Fragen der staatlichen Souveränität 

Während die Konvergenz im wirtschaftlichen Bereich in der EU tendenziell ganz gut funktioniert hat, bleibt fraglich, ob wir die Konvergenz im Währungsbereich jemals schaffen werden. Hier ist wohl noch länger mit Dissens zwischen den EU-Ländern zu rechnen. Die Währungsunion, die eigentlich der krönende Abschluss der EU-Konvergenz sein sollte, hat vielmehr zu einer Gegenentwicklung geführt: Fragen der staatlichen Souveränität der Mitglieder stehen mehr denn je im Vordergrund. Wie wird sich der Wegfall Großbritanniens auf das Machtgefüge innerhalb der EU auswirken? Sollen kleine EU-Länder weiterhin die gleiche Stimme in der EU haben wie die großen? Wir haben gelernt, dass Abstimmungen mit qualifizierter Mehrheit wunderbar funktioniert haben, als es um die Einführung des Binnenmarkts ging. Aber funktioniert dieses Prinzip auch beim Thema Währungsunion? Braucht es ein neues Regelwerk?

Echte Konvergenz in der EU zu erreichen bedeutet, dass noch viel Arbeit vor uns liegt. Wir müssen anerkennen, dass es nur sehr langsam vorangehen wird. Wir werden akzeptieren müssen, dass verschiedene Formen des Miteinanders in der EU nebeneinander bestehen, dass kulturelle Unterschiede respektiert werden müssen und konstitutionelle bzw. institutionelle Fragen neu diskutiert und gelöst werden müssen. Dies alles geschieht vor dem Hintergrund sich verschiebender (wirtschafts-)politischer Machtverhältnisse zwischen den USA und China und neuer Monopole, die durch die Digitalisierung entstehen. Für Europa ist hiermit ein völlig neuer Kontext entstanden.

Politische Einflüsse in Wirtschaftsprognosen

Dieser neue Kontext ist auch eine Herausforderung für Ökonominnen und Ökonomen. Wirtschaftsprognosen sind nicht mehr von der Politik losgelöst möglich. Neue Sensibilität für politische Einflüsse ist in die Prognosetätigkeit einzubeziehen. Natürlich sollen Ökonominnen und Ökonomen nicht Politik machen, aber sie können ohne Berücksichtigen der Politik und deren Veränderung künftig keine sinnvollen Prognosen mehr erstellen. „Scenario Thinking“ wird mehr und mehr an Bedeutung gewinnen, ein stärkerer Fokus wird auf qualitative Prognosen anstelle quantitativer Einschätzungen zu legen sein.

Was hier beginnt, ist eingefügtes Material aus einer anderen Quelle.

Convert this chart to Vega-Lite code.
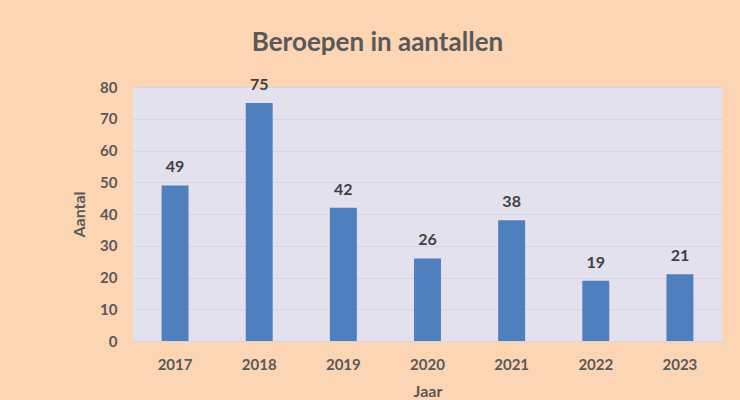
{
  "$schema": "https://vega.github.io/schema/vega-lite/v6.json",
  "autosize": {"type": "none"},
  "width": 589,
  "height": 254,
  "padding": {"left": 133, "top": 87, "right": 18, "bottom": 59},
  "background": "#FCD5B4",
  "title": {
    "text": "Beroepen in aantallen",
    "font": "Lato",
    "fontSize": 26,
    "fontWeight": "bold",
    "color": "#595959",
    "anchor": "middle",
    "dx": -50,
    "offset": 21
  },
  "config": {
    "view": {"fill": "#E4E1EE", "stroke": null},
    "font": "Lato"
  },
  "data": {
    "values": [
      {"Jaar": "2017", "Aantal": 49},
      {"Jaar": "2018", "Aantal": 75},
      {"Jaar": "2019", "Aantal": 42},
      {"Jaar": "2020", "Aantal": 26},
      {"Jaar": "2021", "Aantal": 38},
      {"Jaar": "2022", "Aantal": 19},
      {"Jaar": "2023", "Aantal": 21}
    ]
  },
  "encoding": {
    "x": {
      "field": "Jaar", "type": "nominal",
      "scale": {"paddingInner": 0.68, "paddingOuter": 0.34},
      "axis": {
        "title": "Jaar", "labelAngle": 0, "domain": false, "ticks": false,
        "labelFont": "Lato", "labelFontSize": 15, "labelFontWeight": "bold", "labelColor": "#595959",
        "labelPadding": 16,
        "titleFont": "Lato", "titleFontSize": 16, "titleFontWeight": "bold", "titleColor": "#595959",
        "titlePadding": 11
      }
    },
    "y": {
      "field": "Aantal", "type": "quantitative",
      "scale": {"domain": [0, 80]},
      "axis": {
        "title": "Aantal", "values": [0, 10, 20, 30, 40, 50, 60, 70, 80],
        "domain": false, "ticks": false,
        "grid": true, "gridColor": "#D6D4E2", "gridWidth": 1.2,
        "labelFont": "Lato", "labelFontSize": 15, "labelFontWeight": "bold", "labelColor": "#595959",
        "labelPadding": 16,
        "titleFont": "Lato", "titleFontSize": 16, "titleFontWeight": "bold", "titleColor": "#595959",
        "titlePadding": 12
      }
    }
  },
  "layer": [
    {"mark": {"type": "bar", "color": "#4F7FBD"}},
    {
      "mark": {"type": "text", "baseline": "bottom", "dy": -10, "font": "Lato", "fontSize": 16, "fontWeight": "bold", "color": "#404040"},
      "encoding": {"text": {"field": "Aantal", "type": "quantitative"}}
    }
  ]
}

Herausforderung Digitalisierung

Dieser Denkansatz würde auch künftig einen wichtigen Punkt bei Prognosen einbeziehen: das Thema Ungleichheit. Zur bisherigen Einkommens- und Vermögensungleichheit kommt eine neue hinzu – nämlich jene durch die Digitalisierung. Roboter und Künstliche Intelligenz werden starken Einfluss auf das künftige Jobangebot haben. Sie werden zwar nicht zu Massenarbeitslosigkeit führen, aber sie schaffen auch keine Jobs mit Aussicht auf Einkommenswachstum. Die Mittelqualifizierten werden überproportional stark davon betroffen sein. Sie werden Jobs haben, aber nicht ausreichend Einkommen. Sollte in der Folge das Bedingungslose Grundeinkommen eingeführt werden? 

Re-Shoring, Entwicklungssprünge und Krisen

Die weitere Digitalisierung mit dem Einsatz von Robotern und Künstlicher Intelligenz könnte zu einer Rückkehr von Arbeitsplätzen in die Herkunftsländer der produzierenden Unternehmen führen, also zu einem „Re-Shoring“. Es ist davon auszugehen, dass Roboter noch günstiger produzieren als die menschliche Arbeitskraft in Billiglohnländern. Andererseits könnte die voranschreitende Digitalisierung gerade wirtschaftlich schwachen und Schwellenländern einen Entwicklungssprung ermöglichen – allerdings nur unter der Voraussetzung, dass die Digitalisierung nicht zu einer Monopolbildung führt. Dies wäre ein großer volkswirtschaftlicher Negativeffekt, der zu neuen Krisen führen würde.

Wie schaut es mit der Krisenresistenz der Weltwirtschaft aus?

Apropos Krisen: Wie haben wir die globale Finanzkrise von 2008 bislang verdaut? Wie widerstandsfähig sind wir in den vergangenen zehn Jahren geworden? Die Antwort gleich vorweg: deutlich weniger als wir glauben. Natürlich haben wir viel aus den Fehlern von damals gelernt. Unser Fokus muss aber weiterhin auf Systemstabilität, Kontrolle von Geldmengen- und Kreditwachstum, Bereitschaft zu öffentlichen Ausgaben statt Austeritätspolitik liegen – und dies alles vor dem Hintergrund, dass sich die Welt politisch, demografisch und technologisch rasend schnell verändert. Selbstgefälliges Schulterklopfen ist also nicht angebracht. Vielmehr sollten wir achtsam und veränderungsbereit bleiben.

 

Anmerkung: Diese Zusammenfassung spiegelt subjektive Meinungen und Aussagen der Teilnehmenden wider und nicht notwendigerweise die Positionen der OeKB.